What the task asks:
For the copy, please give all of the data again exactly and leave the pictures out.
###
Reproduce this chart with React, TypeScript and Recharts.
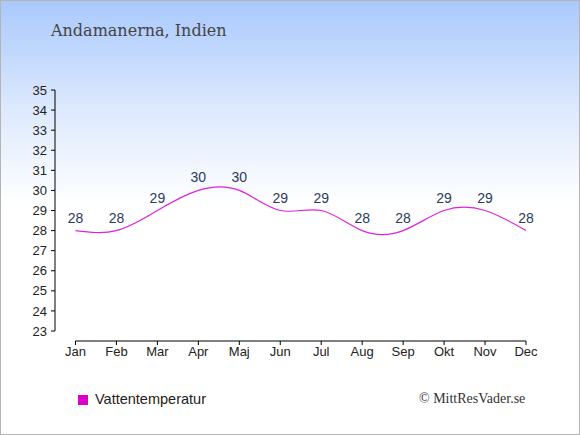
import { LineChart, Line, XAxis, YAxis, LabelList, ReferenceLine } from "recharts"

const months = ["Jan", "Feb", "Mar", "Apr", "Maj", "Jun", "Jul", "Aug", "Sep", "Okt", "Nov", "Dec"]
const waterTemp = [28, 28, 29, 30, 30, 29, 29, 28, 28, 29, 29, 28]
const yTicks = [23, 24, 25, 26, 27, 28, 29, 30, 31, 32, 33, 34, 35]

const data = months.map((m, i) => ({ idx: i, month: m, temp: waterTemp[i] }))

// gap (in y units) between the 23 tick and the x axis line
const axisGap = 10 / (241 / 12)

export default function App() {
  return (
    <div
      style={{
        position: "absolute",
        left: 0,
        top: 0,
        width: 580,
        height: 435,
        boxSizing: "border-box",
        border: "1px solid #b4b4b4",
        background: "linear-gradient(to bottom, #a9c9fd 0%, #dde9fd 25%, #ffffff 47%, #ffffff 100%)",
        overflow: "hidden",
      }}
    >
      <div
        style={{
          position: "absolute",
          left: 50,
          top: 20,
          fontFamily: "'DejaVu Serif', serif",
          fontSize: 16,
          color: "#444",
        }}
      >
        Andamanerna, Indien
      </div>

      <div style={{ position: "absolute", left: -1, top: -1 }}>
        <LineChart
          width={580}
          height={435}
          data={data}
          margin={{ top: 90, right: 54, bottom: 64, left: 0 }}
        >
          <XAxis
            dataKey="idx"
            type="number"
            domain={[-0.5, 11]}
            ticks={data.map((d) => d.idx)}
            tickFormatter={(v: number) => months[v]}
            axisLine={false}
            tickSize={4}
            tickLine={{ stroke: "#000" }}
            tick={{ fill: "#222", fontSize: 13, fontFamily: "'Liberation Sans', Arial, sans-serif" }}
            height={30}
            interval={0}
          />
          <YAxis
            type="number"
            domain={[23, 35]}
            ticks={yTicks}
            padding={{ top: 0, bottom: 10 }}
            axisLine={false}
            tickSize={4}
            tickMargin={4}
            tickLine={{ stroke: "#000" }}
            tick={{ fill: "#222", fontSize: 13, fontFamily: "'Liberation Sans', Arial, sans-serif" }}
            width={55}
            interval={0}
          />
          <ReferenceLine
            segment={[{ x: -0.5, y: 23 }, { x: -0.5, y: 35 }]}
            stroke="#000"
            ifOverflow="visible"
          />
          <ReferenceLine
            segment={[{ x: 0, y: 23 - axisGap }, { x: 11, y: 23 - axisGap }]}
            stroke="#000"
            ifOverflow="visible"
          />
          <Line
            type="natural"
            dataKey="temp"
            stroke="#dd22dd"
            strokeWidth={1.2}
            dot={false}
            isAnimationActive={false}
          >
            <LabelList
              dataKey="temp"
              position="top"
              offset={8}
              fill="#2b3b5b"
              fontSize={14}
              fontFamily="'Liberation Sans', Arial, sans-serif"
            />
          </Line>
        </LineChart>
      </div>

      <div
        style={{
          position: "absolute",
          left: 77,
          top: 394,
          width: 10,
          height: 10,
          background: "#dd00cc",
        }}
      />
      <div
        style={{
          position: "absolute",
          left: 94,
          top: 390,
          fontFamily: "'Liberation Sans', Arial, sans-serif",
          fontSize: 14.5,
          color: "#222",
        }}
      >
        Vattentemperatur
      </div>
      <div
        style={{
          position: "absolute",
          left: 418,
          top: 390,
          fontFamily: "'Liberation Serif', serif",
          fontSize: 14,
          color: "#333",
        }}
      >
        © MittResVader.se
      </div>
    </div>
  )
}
###
Written answer:
Reproduce this chart with React, TypeScript and Recharts.
import { LineChart, Line, XAxis, YAxis, LabelList, ReferenceLine } from "recharts"

const months = ["Jan", "Feb", "Mar", "Apr", "Maj", "Jun", "Jul", "Aug", "Sep", "Okt", "Nov", "Dec"]
const waterTemp = [28, 28, 29, 30, 30, 29, 29, 28, 28, 29, 29, 28]
const yTicks = [23, 24, 25, 26, 27, 28, 29, 30, 31, 32, 33, 34, 35]

const data = months.map((m, i) => ({ idx: i, month: m, temp: waterTemp[i] }))

// gap (in y units) between the 23 tick and the x axis line
const axisGap = 10 / (241 / 12)

export default function App() {
  return (
    <div
      style={{
        position: "absolute",
        left: 0,
        top: 0,
        width: 580,
        height: 435,
        boxSizing: "border-box",
        border: "1px solid #b4b4b4",
        background: "linear-gradient(to bottom, #a9c9fd 0%, #dde9fd 25%, #ffffff 47%, #ffffff 100%)",
        overflow: "hidden",
      }}
    >
      <div
        style={{
          position: "absolute",
          left: 50,
          top: 20,
          fontFamily: "'DejaVu Serif', serif",
          fontSize: 16,
          color: "#444",
        }}
      >
        Andamanerna, Indien
      </div>

      <div style={{ position: "absolute", left: -1, top: -1 }}>
        <LineChart
          width={580}
          height={435}
          data={data}
          margin={{ top: 90, right: 54, bottom: 64, left: 0 }}
        >
          <XAxis
            dataKey="idx"
            type="number"
            domain={[-0.5, 11]}
            ticks={data.map((d) => d.idx)}
            tickFormatter={(v: number) => months[v]}
            axisLine={false}
            tickSize={4}
            tickLine={{ stroke: "#000" }}
            tick={{ fill: "#222", fontSize: 13, fontFamily: "'Liberation Sans', Arial, sans-serif" }}
            height={30}
            interval={0}
          />
          <YAxis
            type="number"
            domain={[23, 35]}
            ticks={yTicks}
            padding={{ top: 0, bottom: 10 }}
            axisLine={false}
            tickSize={4}
            tickMargin={4}
            tickLine={{ stroke: "#000" }}
            tick={{ fill: "#222", fontSize: 13, fontFamily: "'Liberation Sans', Arial, sans-serif" }}
            width={55}
            interval={0}
          />
          <ReferenceLine
            segment={[{ x: -0.5, y: 23 }, { x: -0.5, y: 35 }]}
            stroke="#000"
            ifOverflow="visible"
          />
          <ReferenceLine
            segment={[{ x: 0, y: 23 - axisGap }, { x: 11, y: 23 - axisGap }]}
            stroke="#000"
            ifOverflow="visible"
          />
          <Line
            type="natural"
            dataKey="temp"
            stroke="#dd22dd"
            strokeWidth={1.2}
            dot={false}
            isAnimationActive={false}
          >
            <LabelList
              dataKey="temp"
              position="top"
              offset={8}
              fill="#2b3b5b"
              fontSize={14}
              fontFamily="'Liberation Sans', Arial, sans-serif"
            />
          </Line>
        </LineChart>
      </div>

      <div
        style={{
          position: "absolute",
          left: 77,
          top: 394,
          width: 10,
          height: 10,
          background: "#dd00cc",
        }}
      />
      <div
        style={{
          position: "absolute",
          left: 94,
          top: 390,
          fontFamily: "'Liberation Sans', Arial, sans-serif",
          fontSize: 14.5,
          color: "#222",
        }}
      >
        Vattentemperatur
      </div>
      <div
        style={{
          position: "absolute",
          left: 418,
          top: 390,
          fontFamily: "'Liberation Serif', serif",
          fontSize: 14,
          color: "#333",
        }}
      >
        © MittResVader.se
      </div>
    </div>
  )
}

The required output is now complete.